От чайку он отказался, объяснив, что сейчас появится заказанный на вокзале автомобиль, что туда уже погружены его чемоданы (эта подробность, как бывает во сне, имела какой-то мелькающий смысл) и что: «Покатим с тобой к морю!» – почти выкрикнул он по направлению девочки, которая, оборотясь на ходу, чуть не упала с треском через табурет, но мгновенно выправила молодое равновесие, повернулась и села, покрыв табурет опавшей юбкой. «Что?» – спросила она, отводя волосы и косясь на хозяйку (табурет уже раз был сломан). Он повторил. Она радостно подняла брови – не думала, что случится именно так, и сегодня же. «Я-то надеялась, – солгала хозяйка, – что вы у нас переночуете». – «О нет, – крикнула девочка, шаркающим скольжением подлетая к нему, и продолжала неожиданной скороговоркой: – А как вы считаете, я скоро научусь плавать, – одна моя подруга говорит, что можно сразу, то есть нужно сперва только научиться не бояться – а это берет месяц…» – но хозяйка уже толкала ее в локоть, чтобы она доуложила с Марией то, что приготовлено слева в шкафу.

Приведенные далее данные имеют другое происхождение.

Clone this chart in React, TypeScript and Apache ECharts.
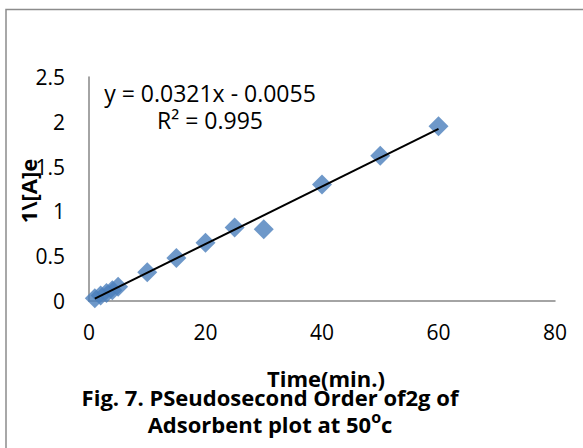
import React, { useEffect, useRef } from "react";
import * as echarts from "echarts";

const timeMin = [1, 2, 3, 4, 5, 10, 15, 20, 25, 30, 40, 50, 60];
const invA = [0.03, 0.06, 0.09, 0.12, 0.16, 0.32, 0.48, 0.65, 0.82, 0.8, 1.3, 1.62, 1.95];
const slope = 0.0321;
const intercept = -0.0055;
const trendX = [1, 60];
const equationText = "y = 0.0321x - 0.0055";
const r2Text = "R² = 0.995";
const xTitle = "Time(min.)";
const yTitle = "1\\[A]e";

const FONT = "'Open Sans', 'Noto Sans', sans-serif";

export default function App() {
  const ref = useRef<HTMLDivElement>(null);
  useEffect(() => {
    if (!ref.current) return;
    const chart = echarts.init(ref.current, undefined, { renderer: "svg" });
    const points = timeMin.map((t, i) => [t, invA[i]]);
    const trend = trendX.map((x) => [x, slope * x + intercept]);
    chart.setOption({
      animation: false,
      backgroundColor: "#fff",
      grid: { left: 89, right: 28, top: 77, bottom: 147 },
      xAxis: {
        type: "value",
        min: 0,
        max: 80,
        interval: 20,
        axisLine: { show: true, lineStyle: { color: "#868686", width: 1.5 } },
        axisTick: { show: false },
        splitLine: { show: false },
        axisLabel: { color: "#000", fontFamily: FONT, fontSize: 21, margin: 20 },
      },
      yAxis: {
        type: "value",
        min: 0,
        max: 2.5,
        interval: 0.5,
        axisLine: { show: true, lineStyle: { color: "#868686", width: 1.5 } },
        axisTick: { show: false },
        splitLine: { show: false },
        axisLabel: { color: "#000", fontFamily: FONT, fontSize: 21, margin: 24 },
      },
      series: [
        {
          type: "scatter",
          data: points,
          symbol: "diamond",
          symbolSize: 20,
          itemStyle: { color: "#4a7ebb" },
          z: 2,
        },
        {
          type: "line",
          data: trend,
          showSymbol: false,
          symbol: "none",
          lineStyle: { color: "#000", width: 2 },
          z: 3,
        },
      ],
      graphic: [
        {
          type: "rect",
          shape: { x: 6, y: 9.5, width: 700, height: 600 },
          style: { fill: "none", stroke: "#8c8c8c", lineWidth: 1.5 },
          silent: true,
        },
        {
          type: "text",
          x: 210,
          y: 93,
          style: {
            text: equationText,
            font: `23px ${FONT}`,
            fill: "#000",
            textAlign: "center",
            textVerticalAlign: "middle",
          },
        },
        {
          type: "text",
          x: 210,
          y: 120,
          style: {
            text: r2Text,
            font: `23px ${FONT}`,
            fill: "#000",
            textAlign: "center",
            textVerticalAlign: "middle",
          },
        },
        {
          type: "text",
          x: 326,
          y: 378,
          style: {
            text: xTitle,
            font: `bold 22px ${FONT}`,
            fill: "#000",
            textAlign: "center",
            textVerticalAlign: "middle",
          },
        },
        {
          type: "text",
          x: 28,
          y: 191,
          rotation: Math.PI / 2,
          style: {
            text: yTitle,
            font: `bold 22px ${FONT}`,
            fill: "#000",
            textAlign: "center",
            textVerticalAlign: "middle",
          },
        },
        {
          type: "text",
          x: 270,
          y: 397,
          style: {
            text: "Fig. 7. PSeudosecond Order of2g of",
            font: `bold 22px ${FONT}`,
            fill: "#000",
            textAlign: "center",
            textVerticalAlign: "middle",
          },
        },
        {
          type: "text",
          x: 270,
          y: 422,
          style: {
            text: "{a|Adsorbent plot at 50}{s|o}{a|c}",
            fill: "#000",
            textAlign: "center",
            textVerticalAlign: "middle",
            rich: {
              a: { font: `bold 22px ${FONT}`, fill: "#000", verticalAlign: "bottom", lineHeight: 26 },
              s: { font: `bold 16px ${FONT}`, fill: "#000", verticalAlign: "top", lineHeight: 26 },
            },
          },
        },
      ],
    });
    return () => chart.dispose();
  }, []);
  return (
    <div
      ref={ref}
      style={{ position: "fixed", left: 0, top: 0, width: 583, height: 448 }}
    />
  );
}
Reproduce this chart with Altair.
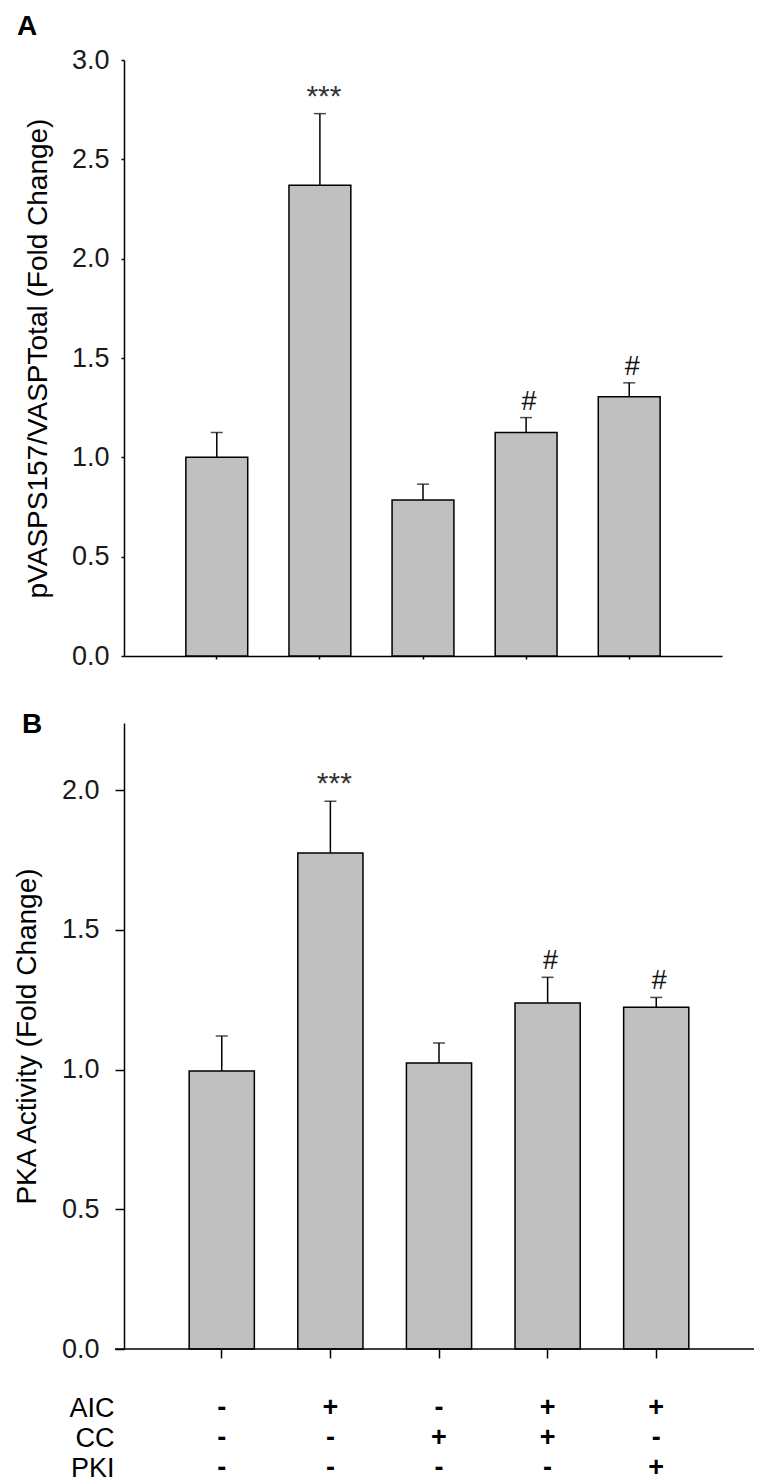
import altair as alt
import pandas as pd

FONT = "Liberation Sans"

# ---------------- data ----------------
groups = ["G1", "G2", "G3", "G4", "G5"]
factors = ["AIC", "CC", "PKI"]
aic = ["-", "+", "-", "+", "+"]
cc = ["-", "-", "+", "+", "-"]
pki = ["-", "-", "-", "-", "+"]

# Panel A: pVASP S157 / VASP total (fold change)
vasp_mean = [1.00, 2.37, 0.785, 1.125, 1.305]
vasp_sem = [0.125, 0.36, 0.08, 0.075, 0.07]
vasp_sig = ["", "***", "", "#", "#"]

# Panel B: PKA activity (fold change)
pka_mean = [0.995, 1.775, 1.023, 1.238, 1.223]
pka_sem = [0.125, 0.185, 0.072, 0.092, 0.035]
pka_sig = ["", "***", "", "#", "#"]

vasp_df = pd.DataFrame({"group": groups, "mean": vasp_mean, "sem": vasp_sem, "sig": vasp_sig})
pka_df = pd.DataFrame({"group": groups, "mean": pka_mean, "sem": pka_sem, "sig": pka_sig})

table_rows = []
for g, a, c, p in zip(groups, aic, cc, pki):
    table_rows += [{"group": g, "factor": "AIC", "sign": a},
                   {"group": g, "factor": "CC", "sign": c},
                   {"group": g, "factor": "PKI", "sign": p}]
table_df = pd.DataFrame(table_rows)

BAR_FILL = "#c0c0c0"
FS = 27
TFS = 28


def make_panel(df, ytitle, ymax, yvals, width, height, xtick, ytick, ylabpad, ytitlepad,
               letter, letter_x, letter_y, extend_left=0, table=False):
    xscale = alt.Scale(paddingInner=0.4, paddingOuter=0.6)
    yscale = alt.Scale(domain=[0, ymax], nice=False, zero=True)
    base = alt.Chart(df).transform_calculate(upper="datum.mean + datum.sem")
    xenc = alt.X("group:N", sort=groups, scale=xscale,
                 axis=alt.Axis(title=None, labels=False, ticks=True, tickSize=xtick,
                               tickColor="black", tickWidth=1.5,
                               domain=(extend_left == 0), domainColor="black",
                               domainWidth=1.5, grid=False))
    bars = base.mark_bar(fill=BAR_FILL, stroke="black", strokeWidth=1.5).encode(
        x=xenc,
        y=alt.Y("mean:Q", scale=yscale,
                axis=alt.Axis(values=yvals, format=".1f", title=ytitle, grid=False,
                              tickSize=ytick, tickColor="black", tickWidth=1.5,
                              domainColor="black", domainWidth=1.5,
                              labelFont=FONT, labelFontSize=FS, labelColor="#1a1a1a",
                              labelPadding=ylabpad, titleFont=FONT, titleFontSize=TFS,
                              titleFontWeight="normal", titleColor="black",
                              titlePadding=ytitlepad)),
    )
    err = base.mark_rule(color="black", strokeWidth=1.5).encode(
        x=alt.X("group:N", sort=groups), y="mean:Q", y2="upper:Q")
    cap = base.mark_tick(color="black", thickness=1.5, size=12).encode(
        x=alt.X("group:N", sort=groups), y="upper:Q")
    stars = base.transform_filter("datum.sig == '***'").mark_text(
        font=FONT, fontSize=30, color="#333333", baseline="alphabetic", dy=-8, dx=4).encode(
        x=alt.X("group:N", sort=groups), y="upper:Q", text="sig:N")
    hashes = base.transform_filter("datum.sig == '#'").mark_text(
        font=FONT, fontSize=27, color="#111111", baseline="alphabetic", dy=-8, dx=3).encode(
        x=alt.X("group:N", sort=groups), y="upper:Q", text="sig:N")
    lab = alt.Chart(pd.DataFrame({"t": [letter]})).mark_text(
        font=FONT, fontSize=28, fontWeight="bold", align="left", baseline="middle",
        color="black").encode(text="t:N", x=alt.value(letter_x), y=alt.value(letter_y))
    layers = [bars, err, cap, stars, hashes, lab]
    if extend_left:
        dom = alt.Chart(pd.DataFrame({"t": [0]})).mark_rule(color="black", strokeWidth=1.5).encode(
            x=alt.value(-extend_left), x2=alt.value(width), y=alt.value(height))
        layers.append(dom)
    main = alt.layer(*layers)
    if table:
        tab = alt.Chart(table_df).mark_text(
            font=FONT, fontSize=FS, fontWeight="bold", color="black", baseline="middle").encode(
            x=alt.X("group:N", sort=groups),
            y=alt.Y("factor:N", sort=factors,
                    scale=alt.Scale(type="point", range=[685, 745], padding=0),
                    axis=alt.Axis(orient="left", title=None, domain=False, ticks=False,
                                  labelPadding=10, labelFont=FONT, labelFontSize=FS,
                                  labelColor="black", grid=False)),
            text="sign:N")
        return alt.layer(main, tab).resolve_scale(y="independent").properties(
            width=width, height=height)
    return main.properties(width=width, height=height)


top = make_panel(vasp_df, "pVASPS157/VASPTotal (Fold Change)", 3.0,
                 [0.0, 0.5, 1.0, 1.5, 2.0, 2.5, 3.0], 598, 596, 3, 3, 12, 19,
                 "A", -107, -33)
bottom = make_panel(pka_df, "PKA Activity (Fold Change)", 2.24,
                    [0.0, 0.5, 1.0, 1.5, 2.0], 630, 626, 9, 9, 16, 20,
                    "B", -102, 2, extend_left=9, table=True)

chart = alt.vconcat(top, bottom, spacing=42).properties(
    padding={"left": 5, "top": 5, "right": 5, "bottom": 5},
    background="white",
).configure_view(stroke=None)

chart.save("out.html", embed_options={"renderer": "svg", "actions": False})
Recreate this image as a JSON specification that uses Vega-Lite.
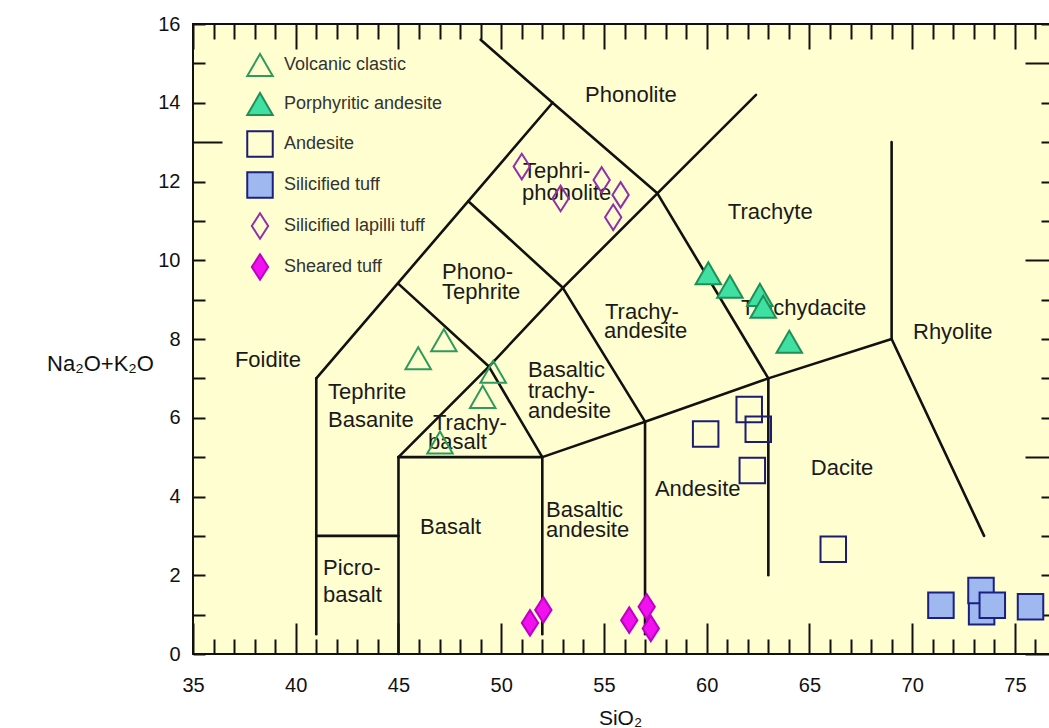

«Признаюсь, не завидую вам, – сказала сдававшая должность, когда девочка выбежала. – Последнее время, особенно после гриппа, у нее бывают всякие вспышки и капризы, на днях нагрубила мне – трудный возраст. Вообще, мне кажется, хорошо бы, если бы вы взяли к ней пока что какую-нибудь барышню, а осенью – в хороший католический интернат. Смерть матери она переживает, как видите, довольно легко – да, может быть, не показывает – не знаю… Кончилось наше совместное житье… Я вам, кстати, еще осталась… Нет-нет, полноте, как же… Да, он только к семи приходит со службы – будет очень жалеть… Жизнь – ничего не поделаешь! Она-то, бедняжка, во всяком случае, на небесах спокойна, да и у вас лучше вид – а если бы не наша встреча… Просто не вижу, как бы я содержала чужого ребенка, а из сиротских приютов прямой шаг сами знаете куда. Вот я поэтому всегда и говорю: жизнь – одно слово. Помните, как мы с вами – на скамейке – помните? Мне-то в голову не приходило, что она может найти второго, – а все-таки – мое женское чутье: что-то в вас было тоскующее – именно по такой пристани».